Think Right, Live Right: The Importance of Christian Doctrine

Doctrine seems like an archaic word of the Christian past. It isn’t one of the popular catch words in religious circles. I imagine if you asked many professing Christians today if correct doctrine is necessary for living a pleasing life to God many would reply in the negative. It reminds me of a conversation I had with two young men in a coffee shop a few years ago. They professed the often-held belief that “It doesn’t matter what we believe, as long as we believe and confess Jesus.” After talking with them for a while the conservation turned to Catholicism. One of the young men said, “I don’t believe its right to confess your sins to a man like that” (he was referencing the Catholic practice of confessing to their priest). I responded, “Then you do believe that it matters what we teach and practice?” What I was trying to show was that any serious individual who reads the Bible can’t deny the emphasis it places on correct teaching.

The epistles place a special emphasis on “sound doctrine”:

“As I urged you when I was going to Macedonia, remain at Ephesus so that you may charge certain persons not to teach any different doctrine” (1 Tim. 1:3).

“He must hold firm to the trustworthy word as taught, so that he may be able to give instruction in sound doctrine and also to rebuke those who contradict it” (Titus 1:9).

“But as for you, teach what accords with sound doctrine” (Titus 2:1).

“But even if we or an angel from heaven should preach to you a gospel contrary to the one we preached to you, let him be accursed” (Gal. 1:8).

Sound doctrine simply means “healthy teaching”; that is, the church must teach, defend, and practice healthy, spiritual instruction. Just as our bodies can’t function properly without healthy eating, so too the body of Jesus (the church) can’t live without substantive nourishment. Sadly, there are many churches running on fumes, lacking energy and animation because they fail to allow the word of Christ to richly inhabit them (Col. 3:16). Some churches define “sound doctrine” as teaching on the hot button issues of the day; others fail to dig deeply into the text and only give pithy, passing admonitions. While teaching on moral issues, cultural trends, and the use of good illustrations are needed, neither of these extremes will ever fully nourish the church. It was only when we root ourselves deeply in Jesus and his truth that we can fully abound (Col. 2:6-7).

And abundance is what the Lord has called us to. Many resist the concept of sound doctrine because they believe it is restrictive and repressive. No doubt, healthy teaching requires a rejection of unhealthy teaching (just as a healthy lifestyle requires us to reject certain junk foods), yet the freedom, liberty, and hope that comes with following the “pattern of sound words” (2Tim. 1:13) is far greater than the empty promises of false teaching.

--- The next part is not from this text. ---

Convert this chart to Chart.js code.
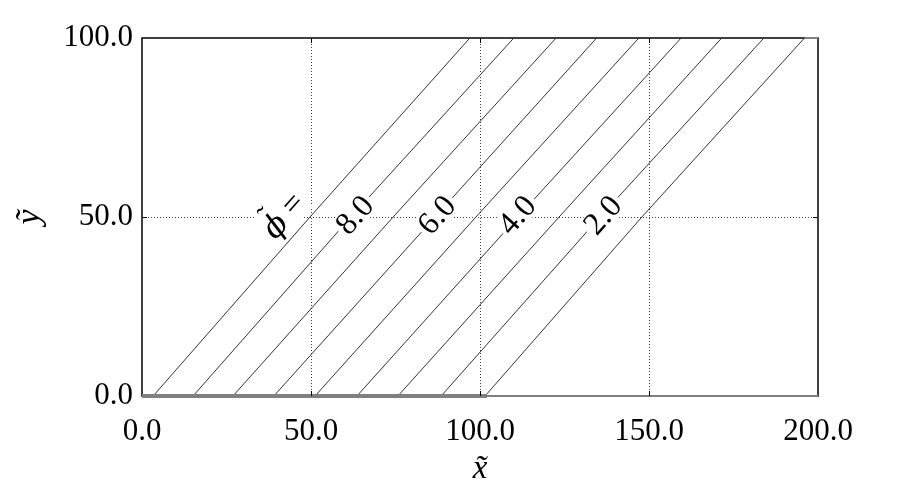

Proper teaching has always gone hand in hand with abundant living. After calling the Israelites out of Egyptian bondage and giving the Law the Moses instructed:

“And if you faithfully obey the voice of the LORD your God, being careful to do all his commandments that I command you today, the LORD your God will set you high above all the nations of the earth. And all these blessings shall come upon you and overtake you, if you obey the voice of the LORD your God” (Deut. 28:1-2).

Our Lord continued this theme of abundant life and God’s truth when he taught that “The words that I have spoken to you are spirit and life” (John 6:63). Truth and true living are inseparable elements. This then is why leaders within the church, and members alike, must desperately defend and cling to sound doctrine; without is we separate ourselves from the abundant life (2 John 9).

Yet, this doesn’t mean that we are offensive, angry, belligerent, or arrogant when addressing false teaching. Much harm has been done in the church by good brethren speaking sound truth in an unkind, unloving way. I have personally experienced the power of truth spoken in love and gentleness, as well as the pain of being bludgeoned by the Bible. There is immense, incalculable power in speaking sound doctrine in humility (Eph. 4:15; 2 Tim. 2:24-26); therefore, the church must be a community that is abounding in grace and truth (John 1:14).

In the end, as the body of Jesus, we are what we eat. Either we gorge ourselves on the false hopes and empty husks of sin and false doctrine, or we feast on the eternal pleasures of the living word of Christ. If we chose the latter, abundant unending joy awaits.

“For bodily exercise profits a little, but godliness is profitable for all things, having promise of the life that now is and of that which is to come” (1 Tim. 4:8).